* Start Dataset entries *

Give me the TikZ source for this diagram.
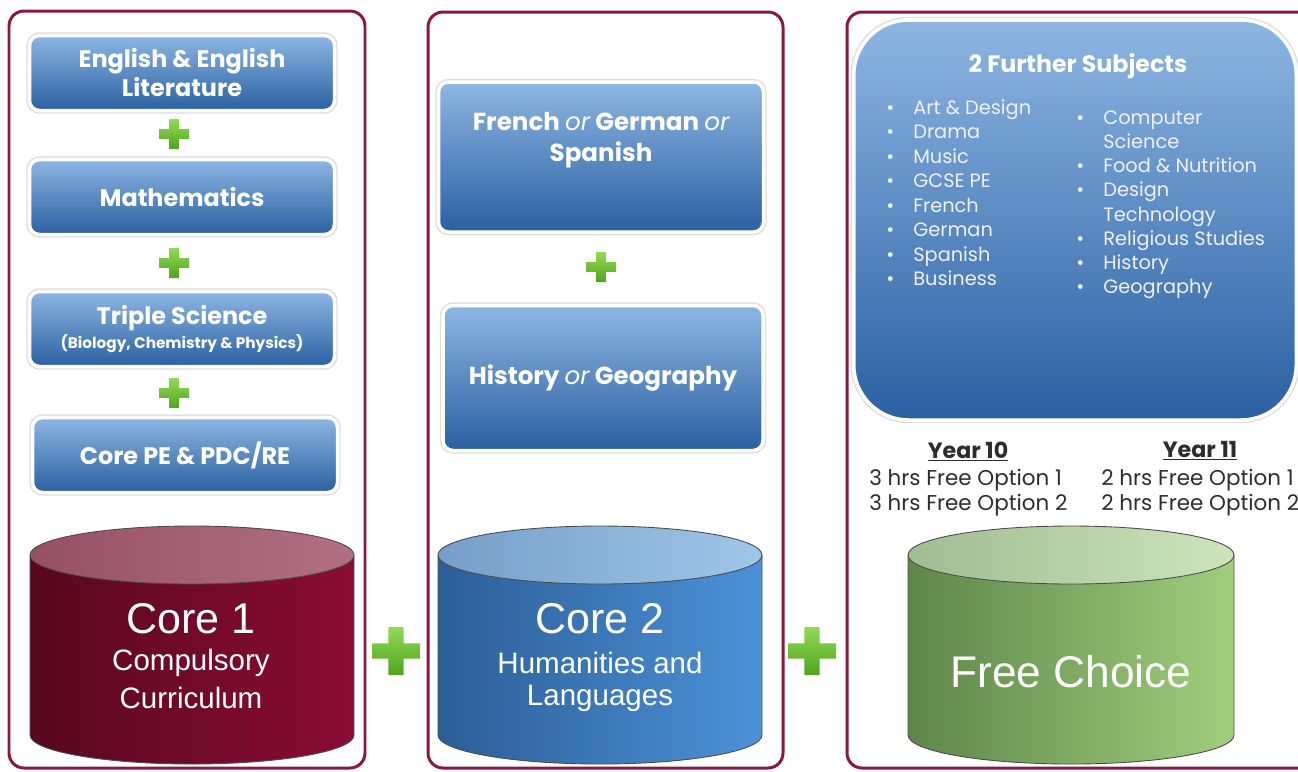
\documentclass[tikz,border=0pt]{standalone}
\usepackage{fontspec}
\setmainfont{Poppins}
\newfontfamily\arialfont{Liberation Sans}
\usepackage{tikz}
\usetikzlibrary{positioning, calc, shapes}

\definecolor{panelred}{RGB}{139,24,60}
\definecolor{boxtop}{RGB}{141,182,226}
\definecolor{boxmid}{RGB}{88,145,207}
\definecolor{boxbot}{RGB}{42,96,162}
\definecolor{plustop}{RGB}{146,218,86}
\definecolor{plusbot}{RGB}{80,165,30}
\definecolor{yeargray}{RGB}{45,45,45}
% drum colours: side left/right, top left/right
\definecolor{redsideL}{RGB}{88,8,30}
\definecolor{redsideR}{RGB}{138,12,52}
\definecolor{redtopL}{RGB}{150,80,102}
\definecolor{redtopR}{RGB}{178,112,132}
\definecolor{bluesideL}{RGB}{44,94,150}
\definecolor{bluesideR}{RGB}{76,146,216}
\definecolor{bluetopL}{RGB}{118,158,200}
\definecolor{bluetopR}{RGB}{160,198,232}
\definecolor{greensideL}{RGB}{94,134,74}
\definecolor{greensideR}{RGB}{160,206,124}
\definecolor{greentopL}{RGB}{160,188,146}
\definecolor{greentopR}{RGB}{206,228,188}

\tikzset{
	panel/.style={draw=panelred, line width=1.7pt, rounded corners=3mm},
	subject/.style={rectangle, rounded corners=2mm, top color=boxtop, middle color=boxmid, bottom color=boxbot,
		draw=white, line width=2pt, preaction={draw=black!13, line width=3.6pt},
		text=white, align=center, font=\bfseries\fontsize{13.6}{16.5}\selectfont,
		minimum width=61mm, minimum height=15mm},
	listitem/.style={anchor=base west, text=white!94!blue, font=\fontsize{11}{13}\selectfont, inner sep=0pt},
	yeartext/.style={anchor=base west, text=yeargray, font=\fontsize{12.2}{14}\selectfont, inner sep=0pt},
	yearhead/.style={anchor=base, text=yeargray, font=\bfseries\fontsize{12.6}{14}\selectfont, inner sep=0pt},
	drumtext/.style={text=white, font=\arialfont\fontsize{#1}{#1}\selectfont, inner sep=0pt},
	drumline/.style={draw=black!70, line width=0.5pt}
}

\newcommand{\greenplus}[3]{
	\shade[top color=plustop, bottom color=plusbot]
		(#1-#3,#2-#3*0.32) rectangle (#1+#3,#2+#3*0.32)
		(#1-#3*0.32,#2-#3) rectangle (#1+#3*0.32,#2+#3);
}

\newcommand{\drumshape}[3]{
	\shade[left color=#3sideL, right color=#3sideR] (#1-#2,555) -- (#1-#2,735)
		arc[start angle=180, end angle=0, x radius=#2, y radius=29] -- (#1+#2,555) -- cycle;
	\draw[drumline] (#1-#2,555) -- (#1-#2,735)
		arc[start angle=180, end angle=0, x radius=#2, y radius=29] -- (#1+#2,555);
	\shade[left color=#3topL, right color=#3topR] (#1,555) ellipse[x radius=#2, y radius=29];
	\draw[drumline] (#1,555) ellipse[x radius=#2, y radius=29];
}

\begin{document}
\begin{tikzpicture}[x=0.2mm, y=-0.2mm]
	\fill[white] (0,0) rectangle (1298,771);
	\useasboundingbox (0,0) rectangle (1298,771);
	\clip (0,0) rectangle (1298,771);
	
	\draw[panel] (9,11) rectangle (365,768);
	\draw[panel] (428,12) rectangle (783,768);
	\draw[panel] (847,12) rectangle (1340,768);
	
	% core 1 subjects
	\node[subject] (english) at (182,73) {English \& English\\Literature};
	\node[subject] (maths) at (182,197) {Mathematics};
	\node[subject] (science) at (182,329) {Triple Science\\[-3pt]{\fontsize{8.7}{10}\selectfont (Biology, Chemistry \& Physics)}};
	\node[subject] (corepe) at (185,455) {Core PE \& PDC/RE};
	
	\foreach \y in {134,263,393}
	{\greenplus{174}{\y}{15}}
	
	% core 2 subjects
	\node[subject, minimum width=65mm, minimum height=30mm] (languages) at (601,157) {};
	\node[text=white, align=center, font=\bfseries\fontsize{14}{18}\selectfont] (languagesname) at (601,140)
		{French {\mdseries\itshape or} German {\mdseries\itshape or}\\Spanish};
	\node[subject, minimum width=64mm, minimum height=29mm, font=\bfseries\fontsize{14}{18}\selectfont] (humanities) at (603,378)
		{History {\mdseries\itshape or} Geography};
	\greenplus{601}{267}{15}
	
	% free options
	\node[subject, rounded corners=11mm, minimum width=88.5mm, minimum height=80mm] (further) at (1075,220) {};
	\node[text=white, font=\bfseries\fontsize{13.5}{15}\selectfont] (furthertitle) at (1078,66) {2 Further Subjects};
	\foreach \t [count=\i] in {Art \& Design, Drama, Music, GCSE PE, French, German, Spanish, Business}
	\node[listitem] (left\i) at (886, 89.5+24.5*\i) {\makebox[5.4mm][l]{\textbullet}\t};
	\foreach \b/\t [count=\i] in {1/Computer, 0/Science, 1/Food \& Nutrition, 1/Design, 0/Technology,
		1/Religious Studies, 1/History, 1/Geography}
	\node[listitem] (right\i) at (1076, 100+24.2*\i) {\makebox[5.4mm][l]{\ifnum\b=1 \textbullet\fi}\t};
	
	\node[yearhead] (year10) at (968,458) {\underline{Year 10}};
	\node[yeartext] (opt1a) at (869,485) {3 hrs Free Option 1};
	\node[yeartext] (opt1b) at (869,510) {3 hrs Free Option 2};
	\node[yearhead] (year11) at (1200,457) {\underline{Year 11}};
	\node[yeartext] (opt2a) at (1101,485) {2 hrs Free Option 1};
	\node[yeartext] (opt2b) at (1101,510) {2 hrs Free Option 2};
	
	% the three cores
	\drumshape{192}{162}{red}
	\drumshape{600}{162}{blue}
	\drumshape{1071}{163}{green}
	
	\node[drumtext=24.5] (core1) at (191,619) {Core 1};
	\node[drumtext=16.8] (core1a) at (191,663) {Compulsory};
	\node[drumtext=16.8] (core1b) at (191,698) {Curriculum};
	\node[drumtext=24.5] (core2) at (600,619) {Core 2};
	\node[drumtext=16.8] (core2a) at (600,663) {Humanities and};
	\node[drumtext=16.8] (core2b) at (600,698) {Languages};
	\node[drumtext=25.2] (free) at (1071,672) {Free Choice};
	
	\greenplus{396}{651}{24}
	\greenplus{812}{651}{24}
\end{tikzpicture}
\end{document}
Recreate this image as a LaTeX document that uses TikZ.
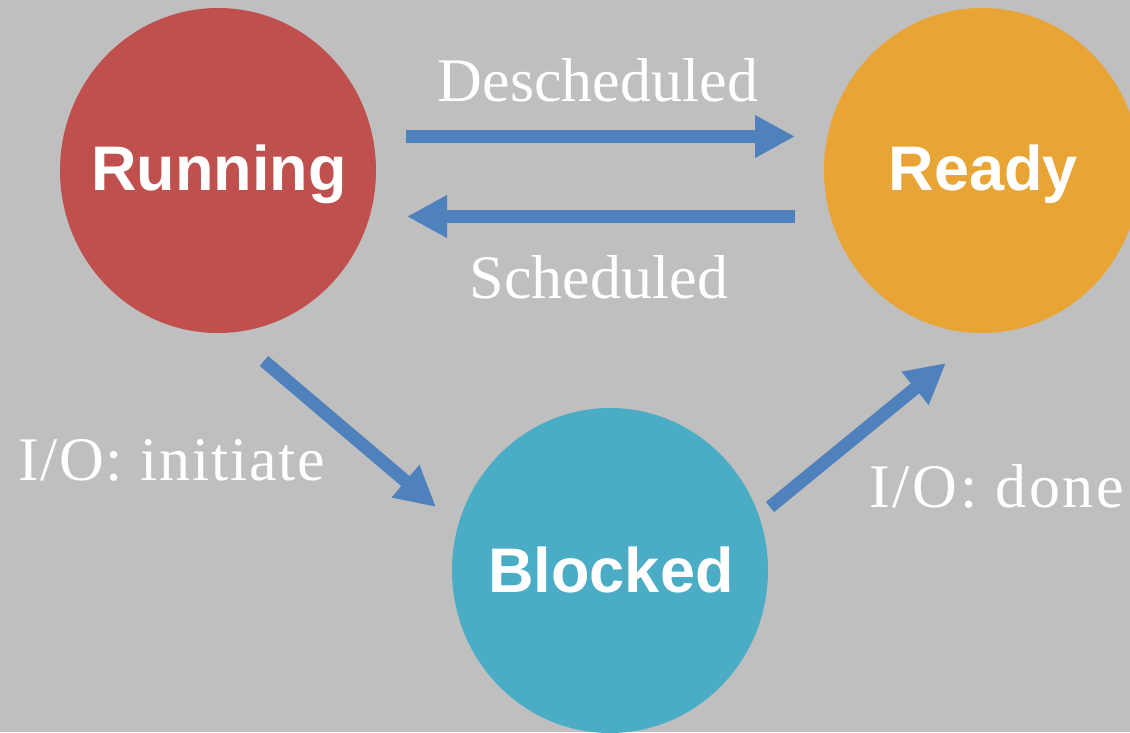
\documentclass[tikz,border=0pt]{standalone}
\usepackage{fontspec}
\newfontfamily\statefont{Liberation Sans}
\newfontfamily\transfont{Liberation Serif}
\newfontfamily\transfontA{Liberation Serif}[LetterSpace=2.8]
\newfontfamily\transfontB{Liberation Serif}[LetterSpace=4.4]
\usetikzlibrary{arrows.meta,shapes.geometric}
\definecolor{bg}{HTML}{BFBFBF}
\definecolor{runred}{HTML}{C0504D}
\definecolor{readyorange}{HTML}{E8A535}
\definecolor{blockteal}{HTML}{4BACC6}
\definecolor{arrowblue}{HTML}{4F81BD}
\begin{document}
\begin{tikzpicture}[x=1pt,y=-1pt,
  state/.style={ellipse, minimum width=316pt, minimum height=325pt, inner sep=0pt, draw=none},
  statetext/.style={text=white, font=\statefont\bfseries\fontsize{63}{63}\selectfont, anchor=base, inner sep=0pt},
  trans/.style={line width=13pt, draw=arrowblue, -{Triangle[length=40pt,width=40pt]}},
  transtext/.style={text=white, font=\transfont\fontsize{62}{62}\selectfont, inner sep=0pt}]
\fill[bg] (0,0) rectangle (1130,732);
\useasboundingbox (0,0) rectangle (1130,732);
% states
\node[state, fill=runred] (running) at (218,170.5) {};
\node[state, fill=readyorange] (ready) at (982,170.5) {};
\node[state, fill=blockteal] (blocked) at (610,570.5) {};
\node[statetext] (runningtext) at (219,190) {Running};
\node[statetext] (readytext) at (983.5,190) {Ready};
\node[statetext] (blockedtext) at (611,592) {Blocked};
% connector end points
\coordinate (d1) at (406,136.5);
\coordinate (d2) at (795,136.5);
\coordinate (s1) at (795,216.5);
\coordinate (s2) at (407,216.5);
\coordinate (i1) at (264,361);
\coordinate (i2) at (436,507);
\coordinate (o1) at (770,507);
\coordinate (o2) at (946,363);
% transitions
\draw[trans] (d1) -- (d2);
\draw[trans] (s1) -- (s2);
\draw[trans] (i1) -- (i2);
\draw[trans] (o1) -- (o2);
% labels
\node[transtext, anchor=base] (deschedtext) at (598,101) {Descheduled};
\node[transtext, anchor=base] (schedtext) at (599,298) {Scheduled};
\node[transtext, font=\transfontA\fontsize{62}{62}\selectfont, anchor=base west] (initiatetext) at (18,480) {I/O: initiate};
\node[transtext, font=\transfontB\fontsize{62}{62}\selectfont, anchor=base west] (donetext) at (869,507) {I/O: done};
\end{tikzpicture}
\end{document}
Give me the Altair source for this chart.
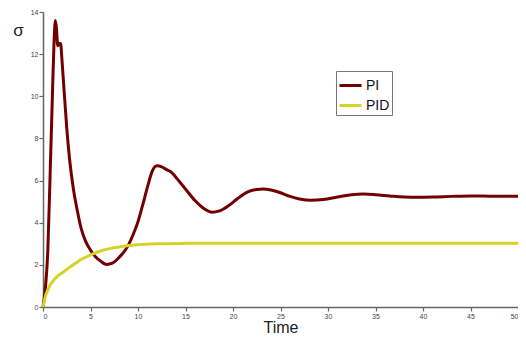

* End Dataset entries *

## Goal of the exercise
Using the material above, copy every line in which the string "Give" occurs.

## Worked solution
Give me the TikZ source for this diagram.
Give me the Altair source for this chart.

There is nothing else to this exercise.